THE TASK
Reproduce, character for character, the lines below from the first through the one with "1.054, 1.059, 1.061]". Leave pictures out.

Start of RECORDED INFORMATION

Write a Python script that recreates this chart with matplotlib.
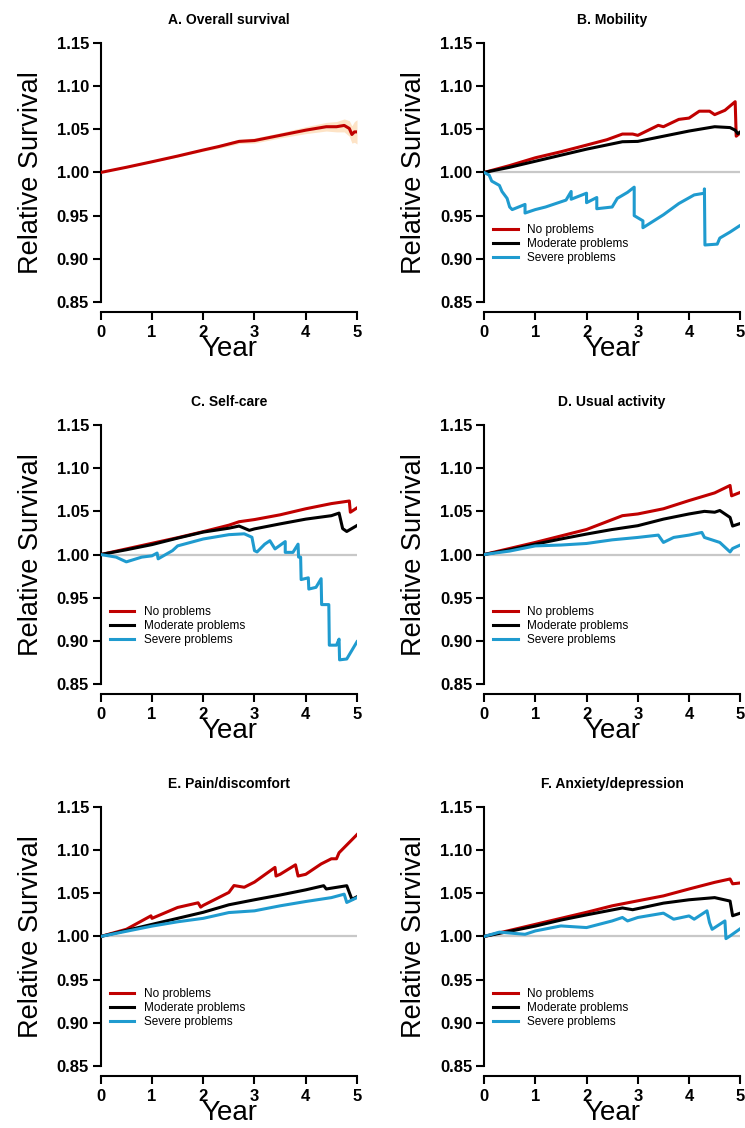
import matplotlib
matplotlib.use("Agg")
import matplotlib.pyplot as plt

plt.rcParams['font.family'] = ['Liberation Sans', 'DejaVu Sans']

RED = "#c00000"
BLACK = "#000000"
BLUE = "#1f9bcf"
GREY = "#c8c8c8"

LEGEND_LABELS = ["No problems", "Moderate problems", "Severe problems"]
YTICKS = [0.85, 0.90, 0.95, 1.00, 1.05, 1.10, 1.15]
XTICKS = [0, 1, 2, 3, 4, 5]

# A. Overall survival (with confidence band)
A_t = [0, 0.5, 1, 1.5, 2, 2.3, 2.6, 2.7, 3.0, 3.5, 4.0, 4.4, 4.6, 4.75, 4.85, 4.9, 4.95, 5.0]
A_rs = [1.0, 1.006, 1.0124, 1.019, 1.026, 1.030, 1.0345, 1.036, 1.037, 1.043, 1.049, 1.053, 1.053, 1.0545, 1.051, 1.044, 1.047, 1.047]
A_lo = [1.0, 1.0055, 1.0118, 1.018, 1.0245, 1.028, 1.032, 1.0335, 1.034, 1.040, 1.045, 1.048, 1.047, 1.047, 1.042, 1.034, 1.035, 1.033]
A_hi = [1.0, 1.0065, 1.013, 1.020, 1.0275, 1.032, 1.037, 1.0385, 1.040, 1.046, 1.053, 1.058, 1.059, 1.062, 1.060, 1.054, 1.059, 1.061]

# B. Mobility
B_no_t = [0, 0.5, 1, 1.5, 2, 2.4, 2.7, 2.9, 3.0, 3.4, 3.5, 3.8, 4.0, 4.2, 4.4, 4.5, 4.7, 4.9, 4.92, 5.0]
B_no = [1.0, 1.008, 1.017, 1.024, 1.0317, 1.038, 1.0445, 1.0445, 1.043, 1.0546, 1.053, 1.0615, 1.063, 1.071, 1.071, 1.067, 1.072, 1.082, 1.042, 1.046]
B_mod_t = [0, 0.5, 1, 1.5, 2, 2.7, 3.0, 3.5, 4.0, 4.5, 4.8, 4.9, 4.95, 5.0]
B_mod = [1.0, 1.006, 1.013, 1.020, 1.027, 1.0356, 1.036, 1.042, 1.048, 1.053, 1.052, 1.049, 1.045, 1.047]
B_sev_t = [0, 0.1, 0.15, 0.3, 0.35, 0.45, 0.5, 0.55, 0.8, 0.8, 1.0, 1.2, 1.4, 1.6, 1.7, 1.7, 2.0, 2.0, 2.2, 2.2, 2.5, 2.6, 2.8, 2.93, 2.93, 3.1, 3.1, 3.5, 3.8, 4.1, 4.3, 4.3, 4.31, 4.55, 4.6, 4.8, 4.98]
B_sev = [1.0, 0.997, 0.99, 0.985, 0.978, 0.97, 0.96, 0.957, 0.963, 0.953, 0.957, 0.960, 0.964, 0.968, 0.978, 0.969, 0.976, 0.965, 0.971, 0.958, 0.960, 0.970, 0.977, 0.983, 0.950, 0.944, 0.936, 0.951, 0.964, 0.974, 0.976, 0.981, 0.916, 0.917, 0.924, 0.931, 0.938]

# C. Self-care
C_no_t = [0, 0.5, 1, 1.5, 2, 2.5, 2.7, 3.0, 3.5, 4.0, 4.5, 4.85, 4.87, 5.0]
C_no = [1.0, 1.0065, 1.013, 1.0195, 1.0265, 1.034, 1.038, 1.0405, 1.046, 1.053, 1.059, 1.062, 1.049, 1.054]
C_mod_t = [0, 0.5, 1, 1.5, 2, 2.5, 2.7, 2.9, 3.0, 3.5, 4.0, 4.5, 4.65, 4.72, 4.8, 5.0]
C_mod = [1.0, 1.0055, 1.0115, 1.019, 1.026, 1.0305, 1.033, 1.028, 1.0297, 1.0355, 1.041, 1.045, 1.048, 1.030, 1.0267, 1.0336]
C_sev_t = [0, 0.3, 0.5, 0.8, 1.0, 1.1, 1.12, 1.4, 1.5, 2.0, 2.5, 2.8, 2.95, 3.0, 3.05, 3.2, 3.3, 3.4, 3.6, 3.6, 3.75, 3.85, 3.86, 3.9, 3.91, 4.05, 4.06, 4.2, 4.3, 4.31, 4.45, 4.46, 4.6, 4.65, 4.66, 4.8, 5.0]
C_sev = [1.0, 0.997, 0.9915, 0.997, 0.9985, 1.0017, 0.995, 1.0045, 1.010, 1.018, 1.023, 1.024, 1.020, 1.0045, 1.003, 1.012, 1.016, 1.0065, 1.015, 1.0025, 1.0025, 1.012, 0.997, 0.997, 0.971, 0.973, 0.960, 0.962, 0.972, 0.942, 0.942, 0.895, 0.895, 0.902, 0.878, 0.879, 0.899]

# D. Usual activity
D_no_t = [0, 0.5, 1, 1.5, 2, 2.7, 3.0, 3.5, 4.0, 4.5, 4.8, 4.83, 5.0]
D_no = [1.0, 1.007, 1.014, 1.0215, 1.029, 1.045, 1.047, 1.053, 1.0625, 1.0714, 1.080, 1.068, 1.072]
D_mod_t = [0, 0.5, 1, 1.5, 2, 2.5, 3.0, 3.5, 4.0, 4.3, 4.5, 4.6, 4.8, 4.85, 5.0]
D_mod = [1.0, 1.0055, 1.012, 1.018, 1.0237, 1.029, 1.0334, 1.041, 1.047, 1.050, 1.049, 1.051, 1.043, 1.033, 1.036]
D_sev_t = [0, 0.5, 1, 1.5, 2, 2.5, 3.0, 3.4, 3.5, 3.7, 4.0, 4.25, 4.3, 4.6, 4.8, 4.85, 5.0]
D_sev = [1.0, 1.004, 1.010, 1.011, 1.0128, 1.017, 1.0198, 1.0225, 1.014, 1.0198, 1.0225, 1.0256, 1.0198, 1.014, 1.003, 1.007, 1.011]

# E. Pain/discomfort
E_no_t = [0, 0.5, 0.98, 1.0, 1.5, 1.9, 1.95, 2.0, 2.5, 2.6, 2.8, 3.0, 3.4, 3.42, 3.5, 3.8, 3.85, 4.0, 4.3, 4.5, 4.6, 4.65, 5.0]
E_no = [1.0, 1.0083, 1.0239, 1.021, 1.0336, 1.039, 1.034, 1.036, 1.051, 1.059, 1.057, 1.063, 1.080, 1.070, 1.072, 1.083, 1.070, 1.072, 1.084, 1.090, 1.090, 1.097, 1.118]
E_mod_t = [0, 0.5, 1, 1.5, 2, 2.5, 3.0, 3.5, 4.0, 4.35, 4.4, 4.8, 4.9, 5.0]
E_mod = [1.0, 1.007, 1.014, 1.021, 1.028, 1.0367, 1.0425, 1.048, 1.054, 1.0588, 1.055, 1.0588, 1.043, 1.046]
E_sev_t = [0, 0.5, 1, 1.5, 2, 2.5, 3.0, 3.5, 4.0, 4.5, 4.75, 4.8, 5.0]
E_sev = [1.0, 1.006, 1.012, 1.017, 1.021, 1.0277, 1.0297, 1.0355, 1.0405, 1.045, 1.049, 1.0394, 1.045]

# F. Anxiety/depression
F_no_t = [0, 0.5, 1, 1.5, 2, 2.5, 3.0, 3.5, 4.0, 4.5, 4.8, 4.85, 5.0]
F_no = [1.0, 1.007, 1.014, 1.021, 1.028, 1.0355, 1.0413, 1.047, 1.055, 1.0627, 1.0666, 1.061, 1.062]
F_mod_t = [0, 0.5, 1, 1.5, 2, 2.7, 2.9, 3.5, 4.0, 4.5, 4.8, 4.85, 5.0]
F_mod = [1.0, 1.006, 1.012, 1.019, 1.025, 1.033, 1.031, 1.0386, 1.0425, 1.045, 1.041, 1.024, 1.027]
F_sev_t = [0, 0.3, 0.8, 1.0, 1.5, 2.0, 2.5, 2.7, 2.8, 3.0, 3.5, 3.7, 4.0, 4.1, 4.35, 4.4, 4.45, 4.7, 4.72, 4.8, 5.0]
F_sev = [1.0, 1.005, 1.0025, 1.0064, 1.0122, 1.0103, 1.018, 1.022, 1.018, 1.022, 1.027, 1.020, 1.0238, 1.020, 1.0297, 1.016, 1.0083, 1.018, 0.9975, 1.0006, 1.009]

# axes positions (left, bottom, width, height) in figure fractions
COL_LEFT = [0.1352, 0.6497]
ROW_BOTTOM = [0.7323, 0.3936, 0.0550]
AX_W = 0.344
AX_H = 0.2296


def style_axes(ax, title):
    ax.set_xlim(0, 5)
    ax.set_ylim(0.85, 1.15)
    ax.set_xticks(XTICKS)
    ax.set_yticks(YTICKS)
    ax.set_yticklabels(["%.2f" % v for v in YTICKS])
    for side in ["top", "right"]:
        ax.spines[side].set_visible(False)
    ax.spines["left"].set_bounds(0.85, 1.15)
    ax.spines["bottom"].set_position(("outward", 7.2))
    ax.spines["left"].set_linewidth(1.5)
    ax.spines["bottom"].set_linewidth(1.5)
    ax.tick_params(axis="both", direction="out", length=5.5, width=1.5,
                   labelsize=12)
    ax.tick_params(axis="y", pad=3)
    ax.tick_params(axis="x", pad=4)
    for lab in ax.get_xticklabels() + ax.get_yticklabels():
        lab.set_fontweight("bold")
    ax.set_title(title, fontsize=10, fontweight="bold", pad=14)
    ax.set_ylabel("Relative Survival", fontsize=19.5, labelpad=9)
    ax.set_xlabel("Year", fontsize=20, labelpad=-3)


def plot_groups(ax, no_t, no, mod_t, mod, sev_t, sev):
    ax.axhline(1.0, color=GREY, lw=1.6, zorder=1)
    ax.plot(no_t, no, color=RED, lw=2.2, label=LEGEND_LABELS[0], zorder=3)
    ax.plot(mod_t, mod, color=BLACK, lw=2.2, label=LEGEND_LABELS[1], zorder=3)
    ax.plot(sev_t, sev, color=BLUE, lw=2.2, label=LEGEND_LABELS[2], zorder=3)
    ax.legend(loc="upper left", bbox_to_anchor=(0.035, 0.30), frameon=False,
              fontsize=8.5, handlelength=2.1, handletextpad=0.8,
              labelspacing=0.15, borderpad=0, borderaxespad=0)


fig = plt.figure(figsize=(7.45, 11.28), dpi=100)

axA = fig.add_axes([COL_LEFT[0], ROW_BOTTOM[0], AX_W, AX_H])
axA.fill_between(A_t, A_lo, A_hi, color="#fde3c6", lw=0, zorder=2)
axA.plot(A_t, A_rs, color=RED, lw=2.2, zorder=3)
style_axes(axA, "A. Overall survival")

panels = [
    (COL_LEFT[1], ROW_BOTTOM[0], "B. Mobility", B_no_t, B_no, B_mod_t, B_mod, B_sev_t, B_sev),
    (COL_LEFT[0], ROW_BOTTOM[1], "C. Self-care", C_no_t, C_no, C_mod_t, C_mod, C_sev_t, C_sev),
    (COL_LEFT[1], ROW_BOTTOM[1], "D. Usual activity", D_no_t, D_no, D_mod_t, D_mod, D_sev_t, D_sev),
    (COL_LEFT[0], ROW_BOTTOM[2], "E. Pain/discomfort", E_no_t, E_no, E_mod_t, E_mod, E_sev_t, E_sev),
    (COL_LEFT[1], ROW_BOTTOM[2], "F. Anxiety/depression", F_no_t, F_no, F_mod_t, F_mod, F_sev_t, F_sev),
]
for left, bottom, title, nt, n, mt, m, st, s in panels:
    ax = fig.add_axes([left, bottom, AX_W, AX_H])
    plot_groups(ax, nt, n, mt, m, st, s)
    style_axes(ax, title)

fig.savefig("out.png", dpi=100)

End of RECORDED INFORMATION

EXERCISE SOLUTION
Write a Python script that recreates this chart with matplotlib.
import matplotlib
matplotlib.use("Agg")
import matplotlib.pyplot as plt

plt.rcParams['font.family'] = ['Liberation Sans', 'DejaVu Sans']

RED = "#c00000"
BLACK = "#000000"
BLUE = "#1f9bcf"
GREY = "#c8c8c8"

LEGEND_LABELS = ["No problems", "Moderate problems", "Severe problems"]
YTICKS = [0.85, 0.90, 0.95, 1.00, 1.05, 1.10, 1.15]
XTICKS = [0, 1, 2, 3, 4, 5]

# A. Overall survival (with confidence band)
A_t = [0, 0.5, 1, 1.5, 2, 2.3, 2.6, 2.7, 3.0, 3.5, 4.0, 4.4, 4.6, 4.75, 4.85, 4.9, 4.95, 5.0]
A_rs = [1.0, 1.006, 1.0124, 1.019, 1.026, 1.030, 1.0345, 1.036, 1.037, 1.043, 1.049, 1.053, 1.053, 1.0545, 1.051, 1.044, 1.047, 1.047]
A_lo = [1.0, 1.0055, 1.0118, 1.018, 1.0245, 1.028, 1.032, 1.0335, 1.034, 1.040, 1.045, 1.048, 1.047, 1.047, 1.042, 1.034, 1.035, 1.033]
A_hi = [1.0, 1.0065, 1.013, 1.020, 1.0275, 1.032, 1.037, 1.0385, 1.040, 1.046, 1.053, 1.058, 1.059, 1.062, 1.060, 1.054, 1.059, 1.061]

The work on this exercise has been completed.